Download Spacy models to kernel


#1

I’m testing out using Datalore for some of my work but I’m not sure how to go about using Spacy(popular NLP framework) in Datalore. I need to download model files but not sure how to execute shell commands.

In jupyter I usually run:
!python -m spacy download en

Anyone know what I’m missing to get this to work in Datalore?


#2

You can use the following code:

import subprocess
print(subprocess.getoutput("python -m spacy download en_core_web_sm"))

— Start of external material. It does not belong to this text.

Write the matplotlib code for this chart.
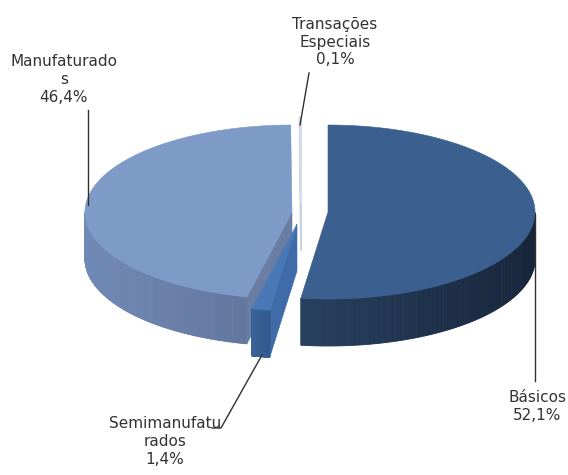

But it’s not currently possible to install these models this way since this subprocess has no write permissions on site-packages:

error: could not create ‘/opt/anaconda3/envs/datalore-user/lib/python3.6/site-packages/en_core_web_sm’: Read-only file system

I’ll ask the devs if there is a way to support this library.


#3

With the latest update (already deployed) it is possible to install these models. I checked the example from the spacy.io landing page and it works now:

import spacy
#%%
import subprocess
#%%
print(subprocess.getoutput("python -m spacy download en_core_web_sm"))
#%%
# Load English tokenizer, tagger, parser, NER and word vectors
nlp = spacy.load('en_core_web_sm')

# Process whole documents
text = (u"When Sebastian Thrun started working on self-driving cars at "
        u"Google in 2007, few people outside of the company took him "
        u"seriously. “I can tell you very senior CEOs of major American "
        u"car companies would shake my hand and turn away because I wasn’t "
        u"worth talking to,” said Thrun, now the co-founder and CEO of "
        u"online higher education startup Udacity, in an interview with "
        u"Recode earlier this week.")
doc = nlp(text)

# Find named entities, phrases and concepts
for entity in doc.ents:
    print(entity.text, entity.label_)

# Determine semantic similarities
doc1 = nlp(u"my fries were super gross")
doc2 = nlp(u"such disgusting fries")
similarity = doc1.similarity(doc2)
print(doc1.text, doc2.text, similarity)

#4

@igro I confirmed that worked for me. Thanks!